The survey, which was created as a follow-up to a small eight question survey that was distributed to about 2,500 students in fall 2010, consisted of approximately 30 questions and was distributed to about 4,499 students on campus and all faculty (6,000 people) in April 2012.
Of the people who received the survey, 805 students and 1,986 faculty members responded.
ASCSU is soliciting opinion on the issue as a way to begin discussions on whether they should ultimately push to ban the substance from campus.
Under existing rules, smoking is not permitted in any on campus building, and smoking outside campus buildings must take place at least 20 feet away from doors or ventilation.
“This survey simply shows that the health network and ASCSU are taking this seriously,” said Audrey Purdue, director of health for ASCSU, who conducted and presented the survey to Senate. “We want to look into this more before we take action.”
The survey asked respondents to describe their opinion of the existing policies on smoking on campus, whether they thought that tobacco use on campus was a problem, whether the litter from tobacco use was a problem and if the respondent would be greatly affected by a change in tobacco-use policy on campus.
According to the survey, 82 percent of students and 92 percent of faculty agreed exposure to secondhand smoke was a health issue.

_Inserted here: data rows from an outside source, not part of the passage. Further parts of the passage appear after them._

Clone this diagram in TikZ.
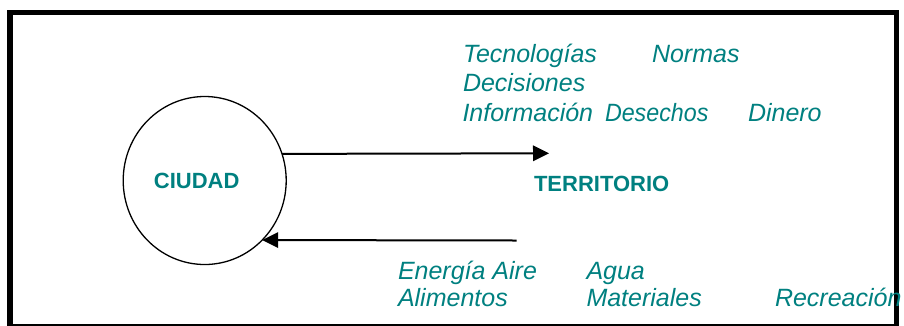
\documentclass[tikz,border=0pt]{standalone}
\usepackage{fontspec}
\setmainfont{Liberation Sans}
\usetikzlibrary{arrows.meta,shapes.geometric}
\definecolor{tealtxt}{RGB}{0,128,128}
\begin{document}
\begin{tikzpicture}[x=1pt,y=-1pt,
  frame/.style={draw=black,line width=5.2pt},
  circ/.style={draw=black,ellipse,line width=1.3pt,minimum width=163pt,minimum height=168pt,inner sep=0pt,outer sep=0pt},
  bigbold/.style={text=tealtxt,font=\fontsize{22}{26}\selectfont\bfseries,inner sep=0pt,outer sep=0pt},
  flow/.style={text=tealtxt,font=\fontsize{25}{30}\selectfont\itshape,inner sep=0pt,outer sep=0pt,anchor=base west},
  arr/.style={draw=black,line width=2pt,-{Triangle[length=16pt,width=15.5pt]}}
]
\useasboundingbox (0,0) rectangle (904,325);
\draw[frame] (10,12.2) rectangle (896.5,327);

\node[circ] (ciudad) at (204.7,180.5) {\raisebox{-2.5pt}{\hspace*{-16pt}\textcolor{tealtxt}{\fontsize{22}{26}\selectfont\bfseries CIUDAD}}};
\node[bigbold,anchor=base west] (territorio) at (534,191) {TERRITORIO};

\coordinate (toptip) at (549,153.3);
\coordinate (botstart) at (516.7,240.5);
\draw[arr] (ciudad.19.4) -- (toptip);
\draw[arr] (botstart) -- (ciudad.-46.5);

\node[flow] (tecno) at (463,62.3) {Tecnologías};
\node[flow] (normas) at (652,62.3) {Normas};
\node[flow] (decis) at (463,91.7) {Decisiones};
\node[flow] (info) at (462.5,121.7) {Información};
\node[flow] (desechos) at (605,121.7) {\scalebox{0.93}[1]{Desechos}};
\node[flow] (dinero) at (748,121.7) {Dinero};

\node[flow] (energia) at (398,279.3) {Energía Aire};
\node[flow] (agua) at (586.5,279.3) {Agua};
\node[flow] (alimentos) at (398,306.7) {Alimentos};
\node[flow] (materiales) at (586.5,306.7) {Materiales};
\node[flow] (recreacion) at (775,306.7) {Recreación};
\end{tikzpicture}
\end{document}
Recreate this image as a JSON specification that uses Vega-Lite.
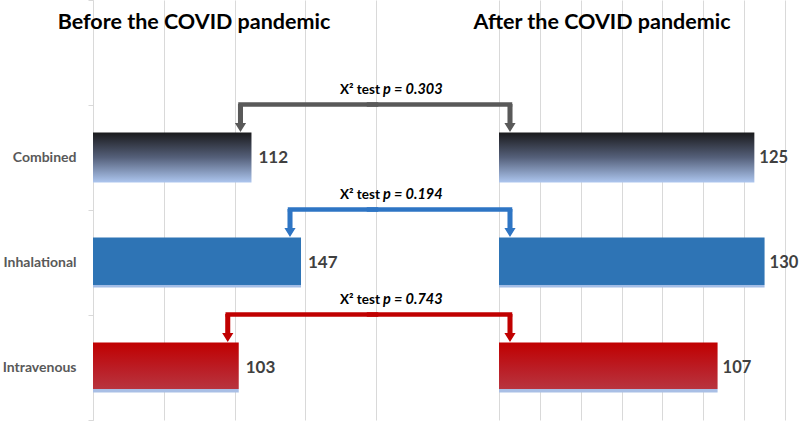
{
  "$schema": "https://vega.github.io/schema/vega-lite/v6.json",
  "padding": {"top": -7, "left": 2, "right": 0, "bottom": 0},
  "autosize": {"type": "pad"},
  "bounds": "flush",
  "spacing": 123,
  "config": {"view": {"stroke": null}, "font": "Lato"},
  "data": {"values": [
    {"cat": "Combined", "before": 112, "after": 125, "test": "X² test", "p": "p = 0.303"},
    {"cat": "Inhalational", "before": 147, "after": 130, "test": "X² test", "p": "p = 0.194"},
    {"cat": "Intravenous", "before": 103, "after": 107, "test": "X² test", "p": "p = 0.743"}
  ]},
  "resolve": {"scale": {"x": "independent", "y": "independent"}},
  "hconcat": [
    {
      "width": 283,
      "height": 420,
      "encoding": {
        "y": {"field": "cat", "type": "nominal", "title": null,
          "scale": {"domain": ["", "Combined", "Inhalational", "Intravenous"], "paddingInner": 0, "paddingOuter": 0},
          "axis": {"labelColor": "#595959", "labelFontSize": 14, "labelFontWeight": "bold", "labelPadding": 12, "tickBand": "extent", "tickSize": 5, "tickColor": "#d9d9d9", "domainColor": "#d9d9d9", "grid": false}
        }
      },
      "layer": [
        {
          "transform": [{"filter": "datum.cat === 'Combined'"}],
          "mark": {"type": "bar", "height": {"band": 0.476}, "color": {"gradient": "linear", "x1": 0, "y1": 0, "x2": 0, "y2": 1, "stops": [{"offset": 0, "color": "#1a1a1c"}, {"offset": 0.5, "color": "#55607a"}, {"offset": 1, "color": "#adc6ef"}]}},
          "encoding": {"x": {"field": "before", "type": "quantitative", "scale": {"domain": [0, 200], "nice": false}, "axis": {"grid": true, "gridColor": "#d9d9d9", "labels": false, "ticks": false, "domain": false, "title": null, "values": [0, 50, 100, 150, 200]}}}
        },
        {
          "transform": [{"filter": "datum.cat === 'Inhalational'"}],
          "mark": {"type": "bar", "height": {"band": 0.476}, "color": {"gradient": "linear", "x1": 0, "y1": 0, "x2": 0, "y2": 1, "stops": [{"offset": 0, "color": "#2e74b5"}, {"offset": 0.94, "color": "#2e74b5"}, {"offset": 0.95, "color": "#a3bde6"}, {"offset": 1, "color": "#a3bde6"}]}},
          "encoding": {"x": {"field": "before", "type": "quantitative"}}
        },
        {
          "transform": [{"filter": "datum.cat === 'Intravenous'"}],
          "mark": {"type": "bar", "height": {"band": 0.476}, "color": {"gradient": "linear", "x1": 0, "y1": 0, "x2": 0, "y2": 1, "stops": [{"offset": 0, "color": "#c00000"}, {"offset": 0.5, "color": "#bb1c24"}, {"offset": 0.93, "color": "#b8353f"}, {"offset": 0.94, "color": "#a9bfe5"}, {"offset": 1, "color": "#a9bfe5"}]}},
          "encoding": {"x": {"field": "before", "type": "quantitative"}}
        },
        {
          "mark": {"type": "text", "align": "left", "baseline": "middle", "dx": 7, "fontSize": 17, "fontWeight": "bold", "color": "#404040"},
          "encoding": {"x": {"field": "before", "type": "quantitative"}, "text": {"field": "before"}}
        },
        {
          "mark": {"type": "rule", "strokeWidth": 4.5, "strokeCap": "square", "xOffset": -11, "yOffset": -0.5},
          "encoding": {
            "x": {"field": "before", "type": "quantitative"},
            "x2": {"datum": 200},
            "y": {"field": "cat", "type": "nominal", "bandPosition": 0},
            "color": {"field": "cat", "type": "nominal", "scale": {"domain": ["Combined", "Inhalational", "Intravenous"], "range": ["#595959", "#2e75c4", "#c00000"]}, "legend": null}
          }
        },
        {
          "mark": {"type": "point", "shape": "M-0.18,-1L0.18,-1L0.18,0.36L0.4,0.36L0,1L-0.4,0.36L-0.18,0.36Z", "filled": true, "size": 784, "opacity": 1, "strokeWidth": 0, "xOffset": -11, "yOffset": 13},
          "encoding": {
            "x": {"field": "before", "type": "quantitative"},
            "y": {"field": "cat", "type": "nominal", "bandPosition": 0},
            "color": {"field": "cat", "type": "nominal", "scale": {"domain": ["Combined", "Inhalational", "Intravenous"], "range": ["#595959", "#2e75c4", "#c00000"]}, "legend": null}
          }
        },
        {
          "data": {"values": [{"t": "Before the COVID pandemic"}]},
          "mark": {"type": "text", "align": "center", "baseline": "alphabetic", "dx": 101, "dy": 29, "fontSize": 21.5, "fontWeight": "bold", "color": "#000000"},
          "encoding": {
            "x": {"datum": 0, "type": "quantitative"},
            "y": {"datum": "", "type": "nominal", "bandPosition": 0},
            "text": {"field": "t"}
          }
        }
      ]
    },
    {
      "width": 286,
      "height": 420,
      "encoding": {
        "y": {"field": "cat", "type": "nominal", "title": null,
          "scale": {"domain": ["", "Combined", "Inhalational", "Intravenous"], "paddingInner": 0, "paddingOuter": 0},
          "axis": null
        }
      },
      "layer": [
        {
          "transform": [{"filter": "datum.cat === 'Combined'"}],
          "mark": {"type": "bar", "height": {"band": 0.476}, "color": {"gradient": "linear", "x1": 0, "y1": 0, "x2": 0, "y2": 1, "stops": [{"offset": 0, "color": "#1a1a1c"}, {"offset": 0.5, "color": "#55607a"}, {"offset": 1, "color": "#adc6ef"}]}},
          "encoding": {"x": {"field": "after", "type": "quantitative", "scale": {"domain": [0, 140], "nice": false}, "axis": {"grid": true, "gridColor": "#d9d9d9", "labels": false, "ticks": false, "domain": false, "title": null, "values": [0, 20, 40, 60, 80, 100, 120, 140]}}}
        },
        {
          "transform": [{"filter": "datum.cat === 'Inhalational'"}],
          "mark": {"type": "bar", "height": {"band": 0.476}, "color": {"gradient": "linear", "x1": 0, "y1": 0, "x2": 0, "y2": 1, "stops": [{"offset": 0, "color": "#2e74b5"}, {"offset": 0.94, "color": "#2e74b5"}, {"offset": 0.95, "color": "#a3bde6"}, {"offset": 1, "color": "#a3bde6"}]}},
          "encoding": {"x": {"field": "after", "type": "quantitative"}}
        },
        {
          "transform": [{"filter": "datum.cat === 'Intravenous'"}],
          "mark": {"type": "bar", "height": {"band": 0.476}, "color": {"gradient": "linear", "x1": 0, "y1": 0, "x2": 0, "y2": 1, "stops": [{"offset": 0, "color": "#c00000"}, {"offset": 0.5, "color": "#bb1c24"}, {"offset": 0.93, "color": "#b8353f"}, {"offset": 0.94, "color": "#a9bfe5"}, {"offset": 1, "color": "#a9bfe5"}]}},
          "encoding": {"x": {"field": "after", "type": "quantitative"}}
        },
        {
          "mark": {"type": "text", "align": "left", "baseline": "middle", "dx": 5, "fontSize": 16.5, "fontWeight": "bold", "color": "#404040"},
          "encoding": {"x": {"field": "after", "type": "quantitative"}, "text": {"field": "after"}}
        },
        {
          "mark": {"type": "rule", "strokeWidth": 4.5, "strokeCap": "square", "xOffset": -130, "x2Offset": 11, "yOffset": -0.5},
          "encoding": {
            "x": {"datum": 0, "type": "quantitative"},
            "x2": {"datum": 0},
            "y": {"field": "cat", "type": "nominal", "bandPosition": 0},
            "color": {"field": "cat", "type": "nominal", "scale": {"domain": ["Combined", "Inhalational", "Intravenous"], "range": ["#595959", "#2e75c4", "#c00000"]}, "legend": null}
          }
        },
        {
          "mark": {"type": "point", "shape": "M-0.18,-1L0.18,-1L0.18,0.36L0.4,0.36L0,1L-0.4,0.36L-0.18,0.36Z", "filled": true, "size": 784, "opacity": 1, "strokeWidth": 0, "xOffset": 11, "yOffset": 13},
          "encoding": {
            "x": {"datum": 0, "type": "quantitative"},
            "y": {"field": "cat", "type": "nominal", "bandPosition": 0},
            "color": {"field": "cat", "type": "nominal", "scale": {"domain": ["Combined", "Inhalational", "Intravenous"], "range": ["#595959", "#2e75c4", "#c00000"]}, "legend": null}
          }
        },
        {
          "mark": {"type": "text", "align": "right", "baseline": "alphabetic", "dx": -119, "dy": -11, "fontSize": 13.5, "fontWeight": "bold", "color": "#000000"},
          "encoding": {
            "x": {"datum": 0, "type": "quantitative"},
            "y": {"field": "cat", "type": "nominal", "bandPosition": 0},
            "text": {"field": "test"}
          }
        },
        {
          "mark": {"type": "text", "align": "left", "baseline": "alphabetic", "dx": -116, "dy": -11, "fontSize": 14.5, "fontWeight": "bold", "fontStyle": "italic", "color": "#000000"},
          "encoding": {
            "x": {"datum": 0, "type": "quantitative"},
            "y": {"field": "cat", "type": "nominal", "bandPosition": 0},
            "text": {"field": "p"}
          }
        },
        {
          "data": {"values": [{"t": "After the COVID pandemic"}]},
          "mark": {"type": "text", "align": "center", "baseline": "alphabetic", "dx": 103, "dy": 29, "fontSize": 21.5, "fontWeight": "bold", "color": "#000000"},
          "encoding": {
            "x": {"datum": 0, "type": "quantitative"},
            "y": {"datum": "", "type": "nominal", "bandPosition": 0},
            "text": {"field": "t"}
          }
        }
      ]
    }
  ]
}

Fifty percent of students and 60 percent of faculty were concerned about the health consequences of secondhand smoke on campus.
About 63 percent of students and 75 percent of faculty said that it should be the responsibility of campus administration to enact policies that protect the campus community from secondhand smoke.
The results of the survey provoked many questions from the ASCSU Senate.
Robert Duran, ASCSU chief of staff, asked what comparable universities had enacted smoke-free and tobacco-free policies.
Campuses have embraced these measures in growing numbers, according to Purdue. More than 700 universities across the country are taking some sort of stance against smoking and tobacco. Washington State, Oklahoma State and Purdue University were examples, she said.
Cameron Doelling, an intra-university senator, asked about the type of action that would be spurred by the survey’s findings.
“We really need much more data in order to make a conclusion,” Purdue said. She added that she plans to hold several open forums in the spring 2013 to hear more student and faculty opinion before any position is formed.
Purdue said “we are nowhere close to making a decision” to push for a CSU campus that is completely smoke- or tobacco-free in the near future.